Une fois de plus, GWG met l'accent sur ses jeans, mais elle inclut cette fois des hommes, des femmes et même un petit garçon (dans un plan). La version française a probablement été enregistrée avec des figurants anglophones. La scène étant muette, il suffisait de faire apparaître le texte français à la fin. L'annonce a été bien conçue en fonction des deux langues, car l'esprit et le message passent à la fois en anglais et en français.

Photo de Wayne Gretzky Jocelyne Benoît a aussi traduit et adapté la campagne de 1980-1981 mettant en vedette Wayne Gretzky et le slogan « J'ai grandi avec GWG ».

Le Centre d'archives publicitaires de Montréal, un fonds privé abrité par la Cinémathèque québécoise (dédiée à la préservation et à la promotion du patrimoine autant télévisé que cinématographique), conserve une annonce télévisée de 1984 de GWG qui met en scène deux étoiles montantes du Québec, Serge Dupire - qui sera l'année suivante l'acteur principal du Matou - et Marina Orsini, qui entreprend alors sa carrière comme mannequin. Bien que cette annonce ait pu être adaptée de l'anglais, le recours à de jeunes comédiens québécois reconnaissables avait pour but de séduire les Canadiens français.

Cette annonce mise sur la jeunesse des comédiens et sur l'érotisme qu'ils dégagent, tout en renouant avec une simplicité de production abandonnée depuis les annonces radio de 1973. En 1984, le marché est inondé de jeans haute couture. GWG joue ici sur la confusion des consommateurs devant cette explosion de marques de couturier et sur le temps qu'ils perdent à choisir le bon jean.
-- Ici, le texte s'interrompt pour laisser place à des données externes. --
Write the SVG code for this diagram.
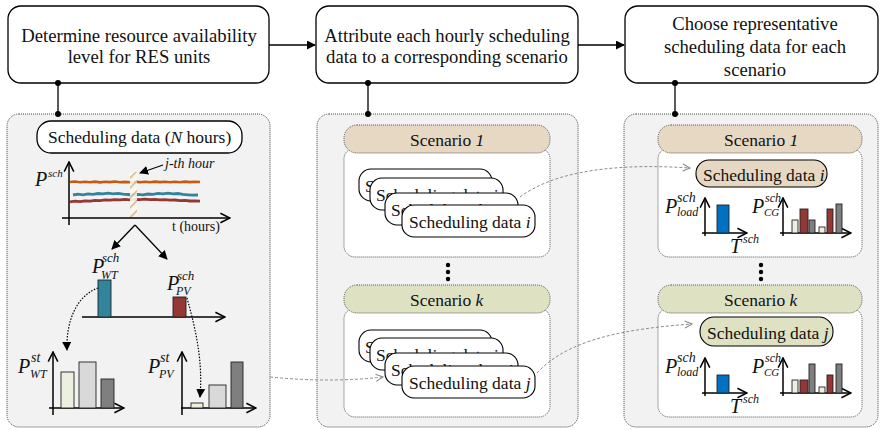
<svg xmlns="http://www.w3.org/2000/svg" width="881" height="430" viewBox="0 0 881 430">
<defs>
<style>
text{font-family:"Liberation Serif","Times New Roman",serif;fill:#111}
.t{font-size:18.7px;text-anchor:middle}
.m{font-size:17.5px}
.it{font-style:italic}
.box{fill:#fff;stroke:#000;stroke-width:1.3}
.panel{fill:#f2f2f2;stroke:#444;stroke-width:1;stroke-dasharray:1 1}
.hdr1{fill:#e6d8c2;stroke:#555;stroke-width:1;stroke-dasharray:1 1}
.hdrk{fill:#dee2c2;stroke:#555;stroke-width:1;stroke-dasharray:1 1}
.cont{fill:#fff;stroke:#555;stroke-width:1;stroke-dasharray:1 1}
.stk{fill:#fff;stroke:#000;stroke-width:1.1}
.ax{stroke:#000;stroke-width:1.5;fill:none;marker-end:url(#chev)}
.bar{stroke:#222;stroke-width:0.9}
.lg{fill:#ebf1de}.lgr{fill:#d9d9d9}.dg{fill:#7f7f7f}.rd{fill:#953735}.tl{fill:#31849b}.bl{fill:#0070c0}
.gd{fill:none;stroke:#8c8c8c;stroke-width:1;stroke-dasharray:3 2;marker-end:url(#gchev)}
.bd{fill:none;stroke:#000;stroke-width:1.2;stroke-dasharray:1.5 1.5;marker-end:url(#tri)}
.P{font-size:20px;font-style:italic}
.s{font-style:italic}
</style>
<marker id="tri" viewBox="0 0 10 10" refX="9" refY="5" markerWidth="9" markerHeight="9" markerUnits="userSpaceOnUse" orient="auto"><path d="M0,0 L10,5 L0,10 z" fill="#000"/></marker>
<marker id="chev" viewBox="0 0 10 10" refX="9" refY="5" markerWidth="12" markerHeight="12" markerUnits="userSpaceOnUse" orient="auto"><path d="M1,1 L9,5 L1,9" fill="none" stroke="#000" stroke-width="1.3"/></marker>
<marker id="gchev" viewBox="0 0 10 10" refX="9" refY="5" markerWidth="9" markerHeight="9" markerUnits="userSpaceOnUse" orient="auto"><path d="M1,1 L9,5 L1,9" fill="none" stroke="#8c8c8c" stroke-width="1.2"/></marker>
<pattern id="hatch" patternUnits="userSpaceOnUse" width="7" height="7" patternTransform="rotate(45)"><rect width="7" height="7" fill="#fbf7ef"/><line x1="0" y1="0" x2="0" y2="7" stroke="#c9ad7f" stroke-width="3"/></pattern>
</defs>

<!-- Panels -->
<g id="panel1">
<rect class="panel" x="7" y="114" width="263" height="313" rx="12"/>
<rect class="box" x="37" y="121" width="205" height="32" rx="14"/>
<text class="m" x="48" y="143">Scheduling data (<tspan class="it">N</tspan> hours)</text>
<g id="timeseries">
<polyline fill="none" stroke="#c55a11" stroke-width="2.6" points="70,182 75,181.5 80,182.3 85,181.7 90,182.2 95,181.6 100,182.4 105,181.8 110,182.1 115,181.5 120,182.3 125,181.9 130,182.2 135,181.6 140,182.3 145,181.8 150,182.2 155,181.6 160,182.1 165,181.7 170,182.3 175,181.8 180,182.2 185,181.6 190,182.1 195,181.8 200,182"/>
<polyline fill="none" stroke="#31849b" stroke-width="2.8" points="73,195 78,194.2 83,194.8 88,193.8 93,194.3 98,193.5 103,193.9 108,193.2 113,193.8 118,193.3 123,194.2 128,194.5 133,195 138,194.4 143,194.8 148,194 153,194.3 158,193.4 163,193.9 168,193.2 173,193.8 178,193.5 183,194.3 188,194.8 193,195.2 198,195"/>
<polyline fill="none" stroke="#953735" stroke-width="2.8" points="70,201.8 75,201.2 80,201.6 85,200.8 90,201.1 95,200.3 100,200.6 105,199.9 110,200.2 115,199.6 120,199.9 125,199.4 130,199.8 135,199.3 140,199.6 145,199.2 150,199.7 155,199.4 160,199.9 165,199.6 170,200.2 175,200 180,200.6 185,200.4 190,201 195,200.8 200,201.2"/>
<rect x="130" y="172" width="7" height="45" fill="url(#hatch)" opacity="0.9"/>
<line class="ax" x1="69" y1="225" x2="69" y2="162"/>
<line class="ax" x1="62" y1="218" x2="230" y2="218"/>
<text class="P" x="35" y="186">P</text><text class="s" x="48" y="177" font-size="11">sch</text>
<text class="s" x="165" y="168" font-size="14">j-th hour</text>
<text x="172" y="231" font-size="14">t (hours)</text>
</g>
<g id="sample">
<line class="ax" x1="82" y1="317" x2="225" y2="317"/>
<rect class="bar tl" x="98" y="280" width="13" height="37"/>
<rect class="bar rd" x="173" y="297" width="13" height="20"/>
<text class="P" x="92" y="273">P</text><text class="s" x="102" y="262" font-size="13">sch</text><text class="s" x="101" y="279" font-size="12">WT</text>
<text class="P" x="167" y="290">P</text><text class="s" x="177" y="280" font-size="13">sch</text><text class="s" x="176" y="295" font-size="12">PV</text>
</g>
<g id="wt-states">
<line class="ax" x1="53" y1="415" x2="53" y2="352"/>
<line class="ax" x1="49" y1="408" x2="124" y2="408"/>
<rect class="bar lg" x="61" y="372" width="13" height="36"/>
<rect class="bar lgr" x="79" y="362" width="17" height="46"/>
<rect class="bar dg" x="101" y="379" width="13" height="29"/>
<text class="P" x="18" y="373">P</text><text class="s" x="31" y="362" font-size="14">st</text><text class="s" x="30" y="378" font-size="12">WT</text>
</g>
<g id="pv-states">
<line class="ax" x1="182" y1="415" x2="182" y2="352"/>
<line class="ax" x1="181" y1="408" x2="256" y2="408"/>
<rect class="bar lg" x="191" y="403" width="12" height="5"/>
<rect class="bar lgr" x="209" y="385" width="17" height="23"/>
<rect class="bar dg" x="231" y="362" width="12" height="46"/>
<text class="P" x="148" y="373">P</text><text class="s" x="160" y="362" font-size="14">st</text><text class="s" x="159" y="378" font-size="12">PV</text>
</g>
</g>

<g id="panel2">
<rect class="panel" x="317" y="114" width="261" height="313" rx="12"/>
<g id="p2-scenario1">
<rect class="cont" x="344" y="148" width="206" height="109" rx="11"/>
<rect class="hdr1" x="344" y="125" width="206" height="28" rx="13"/>
<text class="m" x="410" y="146" font-size="17">Scenario <tspan class="it">1</tspan></text>
<rect class="stk" x="359" y="169" width="133" height="32" rx="12"/><text class="m" x="365" y="192">Scheduling data <tspan class="it">i</tspan></text>
<rect class="stk" x="370" y="178" width="133" height="32" rx="12"/><text class="m" x="376" y="201">Scheduling data <tspan class="it">i</tspan></text>
<rect class="stk" x="385" y="193" width="133" height="32" rx="12"/><text class="m" x="391" y="216">Scheduling data <tspan class="it">i</tspan></text>
<rect class="stk" x="402" y="205" width="133" height="32" rx="12"/><text class="m" x="409" y="228">Scheduling data <tspan class="it">i</tspan></text>
</g>
<g fill="#000"><circle cx="448" cy="265" r="2.2"/><circle cx="448" cy="272" r="2.2"/><circle cx="448" cy="279" r="2.2"/></g>
<g id="p2-scenariok">
<rect class="cont" x="344" y="308" width="206" height="109" rx="11"/>
<rect class="hdrk" x="344" y="285" width="206" height="28" rx="13"/>
<text class="m" x="410" y="306" font-size="17">Scenario <tspan class="it">k</tspan></text>
<rect class="stk" x="359" y="330" width="133" height="32" rx="12"/><text class="m" x="365" y="353">Scheduling data <tspan class="it">j</tspan></text>
<rect class="stk" x="370" y="338" width="133" height="32" rx="12"/><text class="m" x="376" y="361">Scheduling data <tspan class="it">j</tspan></text>
<rect class="stk" x="385" y="353" width="133" height="32" rx="12"/><text class="m" x="391" y="376">Scheduling data <tspan class="it">j</tspan></text>
<rect class="stk" x="402" y="366" width="133" height="32" rx="12"/><text class="m" x="409" y="389">Scheduling data <tspan class="it">j</tspan></text>
</g>
</g>

<g id="panel3">
<rect class="panel" x="624" y="114" width="254" height="313" rx="12"/>
<g id="p3-scenario1">
<rect class="cont" x="658" y="148" width="204" height="109" rx="11"/>
<rect class="hdr1" x="658" y="125" width="204" height="28" rx="13"/>
<text class="m" x="724" y="146" font-size="17">Scenario <tspan class="it">1</tspan></text>
<rect x="696" y="160" width="131" height="27" rx="13" fill="#e6d8c2" stroke="#000" stroke-width="1.1"/>
<text class="m" x="703" y="181">Scheduling data <tspan class="it">i</tspan></text>
<line class="ax" x1="705" y1="236" x2="705" y2="198"/>
<line class="ax" x1="702" y1="233" x2="747" y2="233"/>
<rect class="bar bl" x="717" y="205" width="12" height="28"/>
<text class="P" x="665" y="213">P</text><text class="s" x="677" y="202" font-size="14">sch</text><text class="s" x="677" y="216" font-size="12">load</text>
<text class="P" x="730" y="253">T</text><text class="s" x="743" y="243" font-size="12">sch</text>
<line class="ax" x1="783" y1="236" x2="783" y2="198"/>
<line class="ax" x1="780" y1="233" x2="851" y2="233"/>
<rect class="bar lg" x="792" y="220" width="6" height="13"/>
<rect class="bar rd" x="800" y="209" width="8" height="24"/>
<rect class="bar dg" x="809" y="220" width="6" height="13"/>
<rect class="bar lg" x="819" y="227" width="6" height="6"/>
<rect class="bar rd" x="827" y="209" width="6" height="24"/>
<rect class="bar dg" x="836" y="204" width="6" height="29"/>
<text class="P" x="752" y="213">P</text><text class="s" x="765" y="202" font-size="12">sch</text><text class="s" x="764" y="216" font-size="11">CG</text>
</g>
<g fill="#000"><circle cx="761" cy="265" r="2.2"/><circle cx="761" cy="272" r="2.2"/><circle cx="761" cy="279" r="2.2"/></g>
<g id="p3-scenariok">
<rect class="cont" x="658" y="308" width="204" height="109" rx="11"/>
<rect class="hdrk" x="658" y="285" width="204" height="28" rx="13"/>
<text class="m" x="724" y="306" font-size="17">Scenario <tspan class="it">k</tspan></text>
<rect x="700" y="317" width="133" height="29" rx="14" fill="#dee2c2" stroke="#000" stroke-width="1.1"/>
<text class="m" x="707" y="339">Scheduling data <tspan class="it">j</tspan></text>
<line class="ax" x1="705" y1="396" x2="705" y2="358"/>
<line class="ax" x1="702" y1="393" x2="747" y2="393"/>
<rect class="bar bl" x="717" y="375" width="12" height="18"/>
<text class="P" x="665" y="373">P</text><text class="s" x="677" y="362" font-size="14">sch</text><text class="s" x="677" y="376" font-size="12">load</text>
<text class="P" x="730" y="413">T</text><text class="s" x="743" y="403" font-size="12">sch</text>
<line class="ax" x1="783" y1="396" x2="783" y2="358"/>
<line class="ax" x1="780" y1="393" x2="851" y2="393"/>
<rect class="bar lg" x="792" y="380" width="6" height="13"/>
<rect class="bar rd" x="800" y="380" width="8" height="13"/>
<rect class="bar dg" x="809" y="364" width="6" height="29"/>
<rect class="bar lg" x="819" y="387" width="6" height="6"/>
<rect class="bar rd" x="827" y="375" width="6" height="18"/>
<rect class="bar dg" x="836" y="364" width="6" height="29"/>
<text class="P" x="752" y="373">P</text><text class="s" x="765" y="362" font-size="12">sch</text><text class="s" x="764" y="376" font-size="11">CG</text>
</g>
</g>

<!-- Step boxes -->
<g id="step1">
<rect class="box" x="8" y="6" width="261" height="77" rx="13"/>
<text class="t" x="139" y="41.5">Determine resource availability</text>
<text class="t" x="139" y="63">level for RES units</text>
</g>
<g id="step2">
<rect class="box" x="316" y="6" width="262" height="77" rx="13"/>
<text class="t" x="447" y="41.5">Attribute each hourly scheduling</text>
<text class="t" x="447" y="63">data to a corresponding scenario</text>
</g>
<g id="step3">
<rect class="box" x="625" y="6" width="253" height="77" rx="13"/>
<text class="t" x="755" y="30">Choose representative</text>
<text class="t" x="755" y="53">scheduling data for each</text>
<text class="t" x="755" y="76">scenario</text>
</g>

<!-- Connectors -->
<g id="connectors">
<line x1="269" y1="45" x2="315" y2="45" stroke="#000" stroke-width="1.3" marker-end="url(#tri)"/>
<line x1="578" y1="45" x2="624" y2="45" stroke="#000" stroke-width="1.3" marker-end="url(#tri)"/>
<g stroke="#000" stroke-width="1.3">
<line x1="58" y1="83" x2="58" y2="114"/>
<line x1="368" y1="83" x2="368" y2="114"/>
<line x1="675" y1="83" x2="675" y2="114"/>
</g>
<g fill="#000">
<circle cx="58" cy="83" r="3"/><circle cx="58" cy="114" r="3"/>
<circle cx="368" cy="83" r="3"/><circle cx="368" cy="114" r="3"/>
<circle cx="675" cy="83" r="3"/><circle cx="675" cy="114" r="3"/>
</g>
<line x1="163" y1="165" x2="140" y2="173" stroke="#000" stroke-width="1.1" marker-end="url(#tri)"/>
<line x1="135" y1="225" x2="112" y2="249" stroke="#000" stroke-width="1.3" marker-end="url(#tri)"/>
<line x1="135" y1="225" x2="167" y2="259" stroke="#000" stroke-width="1.3" marker-end="url(#tri)"/>
<path class="bd" d="M98,288 C76,296 66,322 67,350"/>
<path class="bd" d="M187,298 C196,330 203,362 200,397"/>
<path class="gd" d="M270,377 Q330,383 383,377"/>
<path class="gd" d="M520,197 C548,176 600,162 690,168"/>
<path class="gd" d="M537,373 C562,346 605,330 692,324"/>
</g>
</svg>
Ainsi GWG s'impose-t-elle comme le choix logique pour les gens qui ont des goûts simples et n'ont pas de temps à perdre à l'achat d'un jean.

Les annonces de 1980-1981 sont bien pensées, car elles ciblent un vaste éventail d'âges, d'intérêts et de portefeuilles. Pour ce que nous en savons, l'annonce télévisée de 1984 est la dernière en français. En 1986, GWG lançait une autre grande campagne publicitaire pour son 75e anniversaire, mais il n'a pas été possible de mettre la main sur des annonces en français. Dans un article du Globe & Mail paru le 24 mai 2002, la directrice du marketing de Levi Strauss à l'époque affirme que GWG a cessé toute publicité depuis des années... Voulait-elle dire depuis la fin des années 1980 ?

Conclusion

La marque « Scrubbies » de GWG a connu un succès fou chez les Canadiens francophones au milieu des années 1970. Dans les années 1980, GWG annonçait ses jeans comme un choix facile à faire, vu la multiplication des marques de jeans. Les publicités en français de GWG connurent leur apogée dans les années 1970 et au début des années 1980. L'image de GWG est restée discrète même si l'entreprise s'annonçait à la radio, à la télévision et dans les magazines. La majorité des annonces en français ont été des traductions littérales des versions anglaises. GWG ne visait pas précisément une sensibilité franco-canadienne, mais plutôt un éventail d'intérêts, des groupes d'âge, des hommes ou des femmes.